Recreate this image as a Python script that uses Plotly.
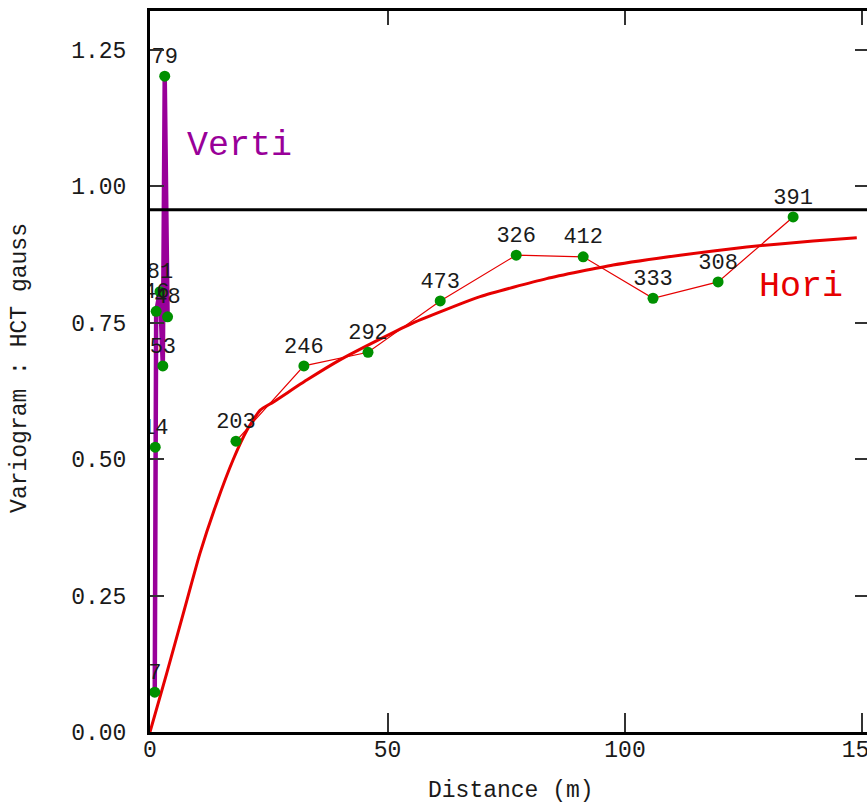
import plotly.graph_objects as go

# Horizontal experimental variogram: lag distance, value, number of pairs
hori_lag = [18.1, 32.4, 45.9, 61.1, 77.1, 91.2, 105.9, 119.6, 135.4]
hori_gamma = [0.533, 0.671, 0.696, 0.790, 0.874, 0.871, 0.795, 0.825, 0.944]
hori_pairs = ["203", "246", "292", "473", "326", "412", "333", "308", "391"]

# Horizontal fitted model, sampled along the curve
hori_model_x = [0, 3.5, 7, 10.5, 14, 17.5, 20.4, 23.2, 26, 33, 40, 48.4, 55.4,
                69.5, 83.5, 97.5, 111.6, 125.6, 139.6, 148.8]
hori_model_y = [0, 0.107, 0.217, 0.327, 0.419, 0.499, 0.553, 0.590, 0.605, 0.645,
                0.682, 0.720, 0.750, 0.798, 0.831, 0.856, 0.874, 0.889, 0.900, 0.906]

# Vertical experimental variogram
vert_lag = [1.0, 1.1, 1.3, 2.1, 2.7, 3.1, 3.7]
vert_gamma = [0.073, 0.522, 0.771, 0.807, 0.671, 1.202, 0.761]
vert_pairs = ["7", "14", "46", "81", "53", "79", "48"]

SILL = 0.957
X_TICKS = [0, 50, 100, 150]
Y_TICKS = [0, 0.25, 0.5, 0.75, 1.0, 1.25]
X_RANGE = [0, 150.95]
Y_RANGE = [0, 1.3215]

FONT = "Liberation Mono"
RED = "#e60000"
PURPLE = "#990099"
GREEN = "#009000"

fig = go.Figure()

# model curve
fig.add_trace(go.Scatter(
    x=hori_model_x, y=hori_model_y, mode="lines",
    line=dict(color=RED, width=3, shape="spline", smoothing=0.5),
    hoverinfo="skip", showlegend=False))

# experimental polylines
fig.add_trace(go.Scatter(
    x=hori_lag, y=hori_gamma, mode="lines",
    line=dict(color=RED, width=1.2), showlegend=False))
fig.add_trace(go.Scatter(
    x=vert_lag, y=vert_gamma, mode="lines",
    line=dict(color=PURPLE, width=4.5), showlegend=False))

# lag points with pair counts
for xs, ys, labels in [(hori_lag, hori_gamma, hori_pairs),
                       (vert_lag, vert_gamma, vert_pairs)]:
    fig.add_trace(go.Scatter(
        x=xs, y=ys, mode="markers+text", text=labels,
        textposition="top center",
        textfont=dict(family=FONT, size=22, color="#1a1a1a"),
        marker=dict(color=GREEN, size=11), cliponaxis=True,
        showlegend=False))

# invisible helper so the top/right tick axes are drawn
fig.add_trace(go.Scatter(x=[None], y=[None], yaxis="y2", xaxis="x2",
                         showlegend=False, hoverinfo="skip"))

fig.add_shape(type="line", xref="paper", yref="y", x0=0, x1=1, y0=SILL, y1=SILL,
              line=dict(color="black", width=3))

fig.add_annotation(x=7.4, y=1.074, xref="x", yref="y", text="Verti",
                   showarrow=False, xanchor="left", yanchor="middle",
                   font=dict(family=FONT, size=35, color=PURPLE))
fig.add_annotation(x=127.8, y=0.816, xref="x", yref="y", text="Hori",
                   showarrow=False, xanchor="left", yanchor="middle",
                   font=dict(family=FONT, size=35, color=RED))

fig.add_annotation(x=0.5035, y=-0.0818, xref="paper", yref="paper",
                   text="Distance (m)", showarrow=False,
                   xanchor="center", yanchor="middle",
                   font=dict(family=FONT, size=23, color="#1a1a1a"))
fig.add_annotation(x=-0.1813, y=0.505, xref="paper", yref="paper",
                   text="Variogram : HCT gauss", showarrow=False, textangle=-90,
                   xanchor="center", yanchor="middle",
                   font=dict(family=FONT, size=23, color="#1a1a1a"))

axis_font = dict(family=FONT, size=23, color="#1a1a1a")

fig.update_layout(
    width=867, height=804,
    margin=dict(l=150, r=0, t=11, b=72, autoexpand=False),
    paper_bgcolor="white", plot_bgcolor="white",
    xaxis=dict(range=X_RANGE, tickvals=X_TICKS, ticktext=[str(v) for v in X_TICKS],
               showgrid=False, zeroline=False, showline=True, linecolor="black",
               linewidth=3, ticks="inside", ticklen=19, tickwidth=1.5,
               tickcolor="#333", tickfont=axis_font, ticklabelstandoff=-6,
               ticklabeloverflow="allow", automargin=False),
    xaxis2=dict(range=X_RANGE, overlaying="x", side="top", tickvals=X_TICKS,
                showticklabels=False, showgrid=False, zeroline=False,
                showline=True, linecolor="black", linewidth=3, automargin=False,
                ticks="inside", ticklen=14, tickwidth=1.5, tickcolor="#333"),
    yaxis=dict(range=Y_RANGE, tickvals=Y_TICKS,
               ticktext=[f"{v:.2f}" for v in Y_TICKS],
               showgrid=False, zeroline=False, showline=True, linecolor="black",
               linewidth=3, ticks="inside", ticklen=14, tickwidth=1.5,
               tickcolor="#333", tickfont=axis_font, ticklabelstandoff=16,
               automargin=False),
    yaxis2=dict(range=Y_RANGE, overlaying="y", side="right", tickvals=Y_TICKS,
                showticklabels=False, showgrid=False, zeroline=False,
                showline=False, ticks="inside", ticklen=12, tickwidth=1.5,
                tickcolor="#333", automargin=False),
)

fig.write_html("out.html")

■ Task directions
Extract the full listing exactly, with the pictures left out.

■ Task answer
Recreate this image as a Python script that uses Plotly.
import plotly.graph_objects as go

# Horizontal experimental variogram: lag distance, value, number of pairs
hori_lag = [18.1, 32.4, 45.9, 61.1, 77.1, 91.2, 105.9, 119.6, 135.4]
hori_gamma = [0.533, 0.671, 0.696, 0.790, 0.874, 0.871, 0.795, 0.825, 0.944]
hori_pairs = ["203", "246", "292", "473", "326", "412", "333", "308", "391"]

# Horizontal fitted model, sampled along the curve
hori_model_x = [0, 3.5, 7, 10.5, 14, 17.5, 20.4, 23.2, 26, 33, 40, 48.4, 55.4,
                69.5, 83.5, 97.5, 111.6, 125.6, 139.6, 148.8]
hori_model_y = [0, 0.107, 0.217, 0.327, 0.419, 0.499, 0.553, 0.590, 0.605, 0.645,
                0.682, 0.720, 0.750, 0.798, 0.831, 0.856, 0.874, 0.889, 0.900, 0.906]

# Vertical experimental variogram
vert_lag = [1.0, 1.1, 1.3, 2.1, 2.7, 3.1, 3.7]
vert_gamma = [0.073, 0.522, 0.771, 0.807, 0.671, 1.202, 0.761]
vert_pairs = ["7", "14", "46", "81", "53", "79", "48"]

SILL = 0.957
X_TICKS = [0, 50, 100, 150]
Y_TICKS = [0, 0.25, 0.5, 0.75, 1.0, 1.25]
X_RANGE = [0, 150.95]
Y_RANGE = [0, 1.3215]

FONT = "Liberation Mono"
RED = "#e60000"
PURPLE = "#990099"
GREEN = "#009000"

fig = go.Figure()

# model curve
fig.add_trace(go.Scatter(
    x=hori_model_x, y=hori_model_y, mode="lines",
    line=dict(color=RED, width=3, shape="spline", smoothing=0.5),
    hoverinfo="skip", showlegend=False))

# experimental polylines
fig.add_trace(go.Scatter(
    x=hori_lag, y=hori_gamma, mode="lines",
    line=dict(color=RED, width=1.2), showlegend=False))
fig.add_trace(go.Scatter(
    x=vert_lag, y=vert_gamma, mode="lines",
    line=dict(color=PURPLE, width=4.5), showlegend=False))

# lag points with pair counts
for xs, ys, labels in [(hori_lag, hori_gamma, hori_pairs),
                       (vert_lag, vert_gamma, vert_pairs)]:
    fig.add_trace(go.Scatter(
        x=xs, y=ys, mode="markers+text", text=labels,
        textposition="top center",
        textfont=dict(family=FONT, size=22, color="#1a1a1a"),
        marker=dict(color=GREEN, size=11), cliponaxis=True,
        showlegend=False))

# invisible helper so the top/right tick axes are drawn
fig.add_trace(go.Scatter(x=[None], y=[None], yaxis="y2", xaxis="x2",
                         showlegend=False, hoverinfo="skip"))

fig.add_shape(type="line", xref="paper", yref="y", x0=0, x1=1, y0=SILL, y1=SILL,
              line=dict(color="black", width=3))

fig.add_annotation(x=7.4, y=1.074, xref="x", yref="y", text="Verti",
                   showarrow=False, xanchor="left", yanchor="middle",
                   font=dict(family=FONT, size=35, color=PURPLE))
fig.add_annotation(x=127.8, y=0.816, xref="x", yref="y", text="Hori",
                   showarrow=False, xanchor="left", yanchor="middle",
                   font=dict(family=FONT, size=35, color=RED))

fig.add_annotation(x=0.5035, y=-0.0818, xref="paper", yref="paper",
                   text="Distance (m)", showarrow=False,
                   xanchor="center", yanchor="middle",
                   font=dict(family=FONT, size=23, color="#1a1a1a"))
fig.add_annotation(x=-0.1813, y=0.505, xref="paper", yref="paper",
                   text="Variogram : HCT gauss", showarrow=False, textangle=-90,
                   xanchor="center", yanchor="middle",
                   font=dict(family=FONT, size=23, color="#1a1a1a"))

axis_font = dict(family=FONT, size=23, color="#1a1a1a")

fig.update_layout(
    width=867, height=804,
    margin=dict(l=150, r=0, t=11, b=72, autoexpand=False),
    paper_bgcolor="white", plot_bgcolor="white",
    xaxis=dict(range=X_RANGE, tickvals=X_TICKS, ticktext=[str(v) for v in X_TICKS],
               showgrid=False, zeroline=False, showline=True, linecolor="black",
               linewidth=3, ticks="inside", ticklen=19, tickwidth=1.5,
               tickcolor="#333", tickfont=axis_font, ticklabelstandoff=-6,
               ticklabeloverflow="allow", automargin=False),
    xaxis2=dict(range=X_RANGE, overlaying="x", side="top", tickvals=X_TICKS,
                showticklabels=False, showgrid=False, zeroline=False,
                showline=True, linecolor="black", linewidth=3, automargin=False,
                ticks="inside", ticklen=14, tickwidth=1.5, tickcolor="#333"),
    yaxis=dict(range=Y_RANGE, tickvals=Y_TICKS,
               ticktext=[f"{v:.2f}" for v in Y_TICKS],
               showgrid=False, zeroline=False, showline=True, linecolor="black",
               linewidth=3, ticks="inside", ticklen=14, tickwidth=1.5,
               tickcolor="#333", tickfont=axis_font, ticklabelstandoff=16,
               automargin=False),
    yaxis2=dict(range=Y_RANGE, overlaying="y", side="right", tickvals=Y_TICKS,
                showticklabels=False, showgrid=False, zeroline=False,
                showline=False, ticks="inside", ticklen=12, tickwidth=1.5,
                tickcolor="#333", automargin=False),
)

fig.write_html("out.html")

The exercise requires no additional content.